What is being asked => Leave out the pictures and reproduce all of the data exactly.

* * *

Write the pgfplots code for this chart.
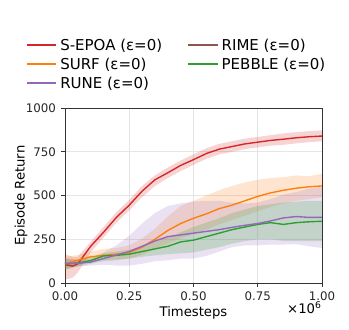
\documentclass[border=0pt]{standalone}
\usepackage{fontspec}
\setmainfont{DejaVu Sans}
\usepackage{pgfplots}
\pgfplotsset{compat=1.18}
\definecolor{cred}{HTML}{D62728}
\definecolor{corange}{HTML}{FF7F0E}
\definecolor{cpurple}{HTML}{9467BD}
\definecolor{cbrown}{HTML}{8C564B}
\definecolor{cgreen}{HTML}{2CA02C}
\begin{document}
\begin{tikzpicture}
\begin{axis}[
  scale only axis,
  width=185pt, height=126pt,
  xmin=0, xmax=1, ymin=0, ymax=1000,
  xtick={0,0.25,0.5,0.75,1},
  ytick={0,250,500,750,1000},
  xticklabel style={/pgf/number format/.cd, fixed, fixed zerofill, precision=2},
  yticklabel style={/pgf/number format/.cd, 1000 sep={}},
  /pgf/number format/assume math mode=true,
  scaled x ticks=false,
  tick label style={font=\fontsize{8.5}{10}\selectfont, text=black!85},
  label style={font=\fontsize{9.5}{11}\selectfont},
  xlabel={Timesteps}, ylabel={Episode Return},
  xlabel style={yshift=3pt}, ylabel style={yshift=-8pt},
  grid=major, major grid style={gray!20, line width=0.6pt},
  axis line style={black!80, line width=0.6pt},
  tick align=outside, tick pos=left, major tick length=3pt,
  tick style={black!80, line width=0.6pt},
  legend columns=2,
  legend style={draw=none, fill=none, at={(-0.17,1.43)}, anchor=north west,
    font=\fontsize{10.8}{12}\selectfont, row sep=0pt,
    /tikz/every even column/.append style={column sep=16pt}},
  legend cell align=left,
  legend image code/.code={\draw[#1] (0cm,0cm) -- (0.75cm,0cm);},
  after end axis/.code={
    \node[anchor=north east, font=\fontsize{9.5}{11}\selectfont, inner sep=0pt]
      at (rel axis cs:1.0,-0.105) {×10\textsuperscript{6}};
  },
]
% shaded bands: upper edge left to right, then lower edge right to left
\addplot[fill=cred, fill opacity=0.2, draw=none, forget plot] coordinates {
(0,165) (0.03,150) (0.05,150) (0.1,235) (0.15,320) (0.2,405) (0.25,475) (0.3,555) (0.35,615) (0.4,660) (0.45,700) (0.5,735) (0.55,770) (0.6,795) (0.65,810) (0.7,825) (0.75,835) (0.8,845) (0.85,855) (0.9,862) (0.95,868) (1.0,872)
(1.0,810) (0.95,805) (0.9,798) (0.85,790) (0.8,785) (0.75,775) (0.7,765) (0.65,750) (0.6,735) (0.55,710) (0.5,675) (0.45,640) (0.4,600) (0.35,555) (0.3,490) (0.25,415) (0.2,345) (0.15,260) (0.1,175) (0.05,60) (0.03,30) (0,20)};
\addplot[fill=corange, fill opacity=0.2, draw=none, forget plot] coordinates {
(0,150) (0.05,160) (0.1,180) (0.15,195) (0.2,200) (0.25,215) (0.3,255) (0.35,310) (0.4,380) (0.45,440) (0.5,470) (0.55,500) (0.6,530) (0.65,555) (0.7,575) (0.75,590) (0.8,600) (0.85,605) (0.9,615) (0.95,610) (1.0,625)
(1.0,490) (0.95,480) (0.9,470) (0.85,455) (0.8,435) (0.75,410) (0.7,385) (0.65,360) (0.6,335) (0.55,305) (0.5,280) (0.45,255) (0.4,225) (0.35,195) (0.3,160) (0.25,140) (0.2,135) (0.15,130) (0.1,125) (0.05,100) (0,75)};
\addplot[fill=cpurple, fill opacity=0.2, draw=none, forget plot] coordinates {
(0,140) (0.05,130) (0.1,140) (0.15,175) (0.2,215) (0.25,270) (0.3,340) (0.35,400) (0.4,440) (0.45,455) (0.5,465) (0.55,470) (0.6,470) (0.65,460) (0.7,455) (0.75,460) (0.8,480) (0.85,505) (0.9,520) (0.95,540) (1.0,550)
(1.0,200) (0.95,210) (0.9,222) (0.85,220) (0.8,220) (0.75,215) (0.7,215) (0.65,205) (0.6,180) (0.55,155) (0.5,140) (0.45,140) (0.4,130) (0.35,125) (0.3,110) (0.25,100) (0.2,100) (0.15,105) (0.1,100) (0.05,95) (0,85)};
\addplot[fill=cgreen, fill opacity=0.2, draw=none, forget plot] coordinates {
(0,140) (0.05,135) (0.1,145) (0.15,170) (0.2,180) (0.25,190) (0.3,210) (0.35,235) (0.4,260) (0.45,290) (0.5,320) (0.55,345) (0.6,370) (0.65,400) (0.7,420) (0.75,440) (0.8,450) (0.85,460) (0.9,465) (0.95,470) (1.0,470)
(1.0,240) (0.95,240) (0.9,240) (0.85,240) (0.8,250) (0.75,250) (0.7,240) (0.65,225) (0.6,205) (0.55,190) (0.5,175) (0.45,170) (0.4,165) (0.35,158) (0.3,150) (0.25,140) (0.2,130) (0.15,125) (0.1,110) (0.05,95) (0,75)};

% mean curves
\addplot[cred, line width=1pt, forget plot] coordinates {
(0,105) (0.03,97) (0.05,110) (0.1,210) (0.15,290) (0.2,375) (0.25,445) (0.3,525) (0.35,590) (0.4,630) (0.45,672) (0.5,705) (0.55,740) (0.6,765) (0.65,780) (0.7,795) (0.75,805) (0.8,815) (0.85,822) (0.9,830) (0.95,836) (1.0,840)};
\addplot[corange, line width=1pt, forget plot] coordinates {
(0,110) (0.05,130) (0.1,150) (0.15,158) (0.2,165) (0.25,175) (0.3,205) (0.35,250) (0.4,300) (0.45,340) (0.5,370) (0.55,395) (0.6,425) (0.65,445) (0.7,470) (0.75,495) (0.8,515) (0.85,530) (0.9,542) (0.95,550) (1.0,555)};
\addplot[cgreen, line width=1pt, forget plot] coordinates {
(0,108) (0.05,115) (0.1,128) (0.15,155) (0.2,158) (0.25,165) (0.3,180) (0.35,195) (0.4,210) (0.45,235) (0.5,245) (0.55,265) (0.6,285) (0.65,305) (0.7,320) (0.75,335) (0.8,345) (0.85,335) (0.9,345) (0.95,350) (1.0,353)};
\addplot[cpurple, line width=1pt, forget plot] coordinates {
(0,112) (0.05,112) (0.1,120) (0.15,140) (0.2,160) (0.25,180) (0.3,210) (0.35,240) (0.4,265) (0.45,275) (0.5,285) (0.55,295) (0.6,305) (0.65,318) (0.7,330) (0.75,340) (0.8,355) (0.85,372) (0.9,380) (0.95,375) (1.0,375)};

\addlegendimage{cred, line width=1.5pt}\addlegendentry{S-EPOA (ε=0)}
\addlegendimage{cbrown, line width=1.5pt}\addlegendentry{RIME (ε=0)}
\addlegendimage{corange, line width=1.5pt}\addlegendentry{SURF (ε=0)}
\addlegendimage{cgreen, line width=1.5pt}\addlegendentry{PEBBLE (ε=0)}
\addlegendimage{cpurple, line width=1.5pt}\addlegendentry{RUNE (ε=0)}
\end{axis}
\path (-46.8pt,-33.8pt) rectangle (204.5pt,203.8pt);
\end{tikzpicture}
\end{document}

* * *

Worked solution =>
Write the pgfplots code for this chart.
\documentclass[border=0pt]{standalone}
\usepackage{fontspec}
\setmainfont{DejaVu Sans}
\usepackage{pgfplots}
\pgfplotsset{compat=1.18}
\definecolor{cred}{HTML}{D62728}
\definecolor{corange}{HTML}{FF7F0E}
\definecolor{cpurple}{HTML}{9467BD}
\definecolor{cbrown}{HTML}{8C564B}
\definecolor{cgreen}{HTML}{2CA02C}
\begin{document}
\begin{tikzpicture}
\begin{axis}[
  scale only axis,
  width=185pt, height=126pt,
  xmin=0, xmax=1, ymin=0, ymax=1000,
  xtick={0,0.25,0.5,0.75,1},
  ytick={0,250,500,750,1000},
  xticklabel style={/pgf/number format/.cd, fixed, fixed zerofill, precision=2},
  yticklabel style={/pgf/number format/.cd, 1000 sep={}},
  /pgf/number format/assume math mode=true,
  scaled x ticks=false,
  tick label style={font=\fontsize{8.5}{10}\selectfont, text=black!85},
  label style={font=\fontsize{9.5}{11}\selectfont},
  xlabel={Timesteps}, ylabel={Episode Return},
  xlabel style={yshift=3pt}, ylabel style={yshift=-8pt},
  grid=major, major grid style={gray!20, line width=0.6pt},
  axis line style={black!80, line width=0.6pt},
  tick align=outside, tick pos=left, major tick length=3pt,
  tick style={black!80, line width=0.6pt},
  legend columns=2,
  legend style={draw=none, fill=none, at={(-0.17,1.43)}, anchor=north west,
    font=\fontsize{10.8}{12}\selectfont, row sep=0pt,
    /tikz/every even column/.append style={column sep=16pt}},
  legend cell align=left,
  legend image code/.code={\draw[#1] (0cm,0cm) -- (0.75cm,0cm);},
  after end axis/.code={
    \node[anchor=north east, font=\fontsize{9.5}{11}\selectfont, inner sep=0pt]
      at (rel axis cs:1.0,-0.105) {×10\textsuperscript{6}};
  },
]
% shaded bands: upper edge left to right, then lower edge right to left
\addplot[fill=cred, fill opacity=0.2, draw=none, forget plot] coordinates {
(0,165) (0.03,150) (0.05,150) (0.1,235) (0.15,320) (0.2,405) (0.25,475) (0.3,555) (0.35,615) (0.4,660) (0.45,700) (0.5,735) (0.55,770) (0.6,795) (0.65,810) (0.7,825) (0.75,835) (0.8,845) (0.85,855) (0.9,862) (0.95,868) (1.0,872)
(1.0,810) (0.95,805) (0.9,798) (0.85,790) (0.8,785) (0.75,775) (0.7,765) (0.65,750) (0.6,735) (0.55,710) (0.5,675) (0.45,640) (0.4,600) (0.35,555) (0.3,490) (0.25,415) (0.2,345) (0.15,260) (0.1,175) (0.05,60) (0.03,30) (0,20)};
\addplot[fill=corange, fill opacity=0.2, draw=none, forget plot] coordinates {
(0,150) (0.05,160) (0.1,180) (0.15,195) (0.2,200) (0.25,215) (0.3,255) (0.35,310) (0.4,380) (0.45,440) (0.5,470) (0.55,500) (0.6,530) (0.65,555) (0.7,575) (0.75,590) (0.8,600) (0.85,605) (0.9,615) (0.95,610) (1.0,625)
(1.0,490) (0.95,480) (0.9,470) (0.85,455) (0.8,435) (0.75,410) (0.7,385) (0.65,360) (0.6,335) (0.55,305) (0.5,280) (0.45,255) (0.4,225) (0.35,195) (0.3,160) (0.25,140) (0.2,135) (0.15,130) (0.1,125) (0.05,100) (0,75)};
\addplot[fill=cpurple, fill opacity=0.2, draw=none, forget plot] coordinates {
(0,140) (0.05,130) (0.1,140) (0.15,175) (0.2,215) (0.25,270) (0.3,340) (0.35,400) (0.4,440) (0.45,455) (0.5,465) (0.55,470) (0.6,470) (0.65,460) (0.7,455) (0.75,460) (0.8,480) (0.85,505) (0.9,520) (0.95,540) (1.0,550)
(1.0,200) (0.95,210) (0.9,222) (0.85,220) (0.8,220) (0.75,215) (0.7,215) (0.65,205) (0.6,180) (0.55,155) (0.5,140) (0.45,140) (0.4,130) (0.35,125) (0.3,110) (0.25,100) (0.2,100) (0.15,105) (0.1,100) (0.05,95) (0,85)};
\addplot[fill=cgreen, fill opacity=0.2, draw=none, forget plot] coordinates {
(0,140) (0.05,135) (0.1,145) (0.15,170) (0.2,180) (0.25,190) (0.3,210) (0.35,235) (0.4,260) (0.45,290) (0.5,320) (0.55,345) (0.6,370) (0.65,400) (0.7,420) (0.75,440) (0.8,450) (0.85,460) (0.9,465) (0.95,470) (1.0,470)
(1.0,240) (0.95,240) (0.9,240) (0.85,240) (0.8,250) (0.75,250) (0.7,240) (0.65,225) (0.6,205) (0.55,190) (0.5,175) (0.45,170) (0.4,165) (0.35,158) (0.3,150) (0.25,140) (0.2,130) (0.15,125) (0.1,110) (0.05,95) (0,75)};

% mean curves
\addplot[cred, line width=1pt, forget plot] coordinates {
(0,105) (0.03,97) (0.05,110) (0.1,210) (0.15,290) (0.2,375) (0.25,445) (0.3,525) (0.35,590) (0.4,630) (0.45,672) (0.5,705) (0.55,740) (0.6,765) (0.65,780) (0.7,795) (0.75,805) (0.8,815) (0.85,822) (0.9,830) (0.95,836) (1.0,840)};
\addplot[corange, line width=1pt, forget plot] coordinates {
(0,110) (0.05,130) (0.1,150) (0.15,158) (0.2,165) (0.25,175) (0.3,205) (0.35,250) (0.4,300) (0.45,340) (0.5,370) (0.55,395) (0.6,425) (0.65,445) (0.7,470) (0.75,495) (0.8,515) (0.85,530) (0.9,542) (0.95,550) (1.0,555)};
\addplot[cgreen, line width=1pt, forget plot] coordinates {
(0,108) (0.05,115) (0.1,128) (0.15,155) (0.2,158) (0.25,165) (0.3,180) (0.35,195) (0.4,210) (0.45,235) (0.5,245) (0.55,265) (0.6,285) (0.65,305) (0.7,320) (0.75,335) (0.8,345) (0.85,335) (0.9,345) (0.95,350) (1.0,353)};
\addplot[cpurple, line width=1pt, forget plot] coordinates {
(0,112) (0.05,112) (0.1,120) (0.15,140) (0.2,160) (0.25,180) (0.3,210) (0.35,240) (0.4,265) (0.45,275) (0.5,285) (0.55,295) (0.6,305) (0.65,318) (0.7,330) (0.75,340) (0.8,355) (0.85,372) (0.9,380) (0.95,375) (1.0,375)};

\addlegendimage{cred, line width=1.5pt}\addlegendentry{S-EPOA (ε=0)}
\addlegendimage{cbrown, line width=1.5pt}\addlegendentry{RIME (ε=0)}
\addlegendimage{corange, line width=1.5pt}\addlegendentry{SURF (ε=0)}
\addlegendimage{cgreen, line width=1.5pt}\addlegendentry{PEBBLE (ε=0)}
\addlegendimage{cpurple, line width=1.5pt}\addlegendentry{RUNE (ε=0)}
\end{axis}
\path (-46.8pt,-33.8pt) rectangle (204.5pt,203.8pt);
\end{tikzpicture}
\end{document}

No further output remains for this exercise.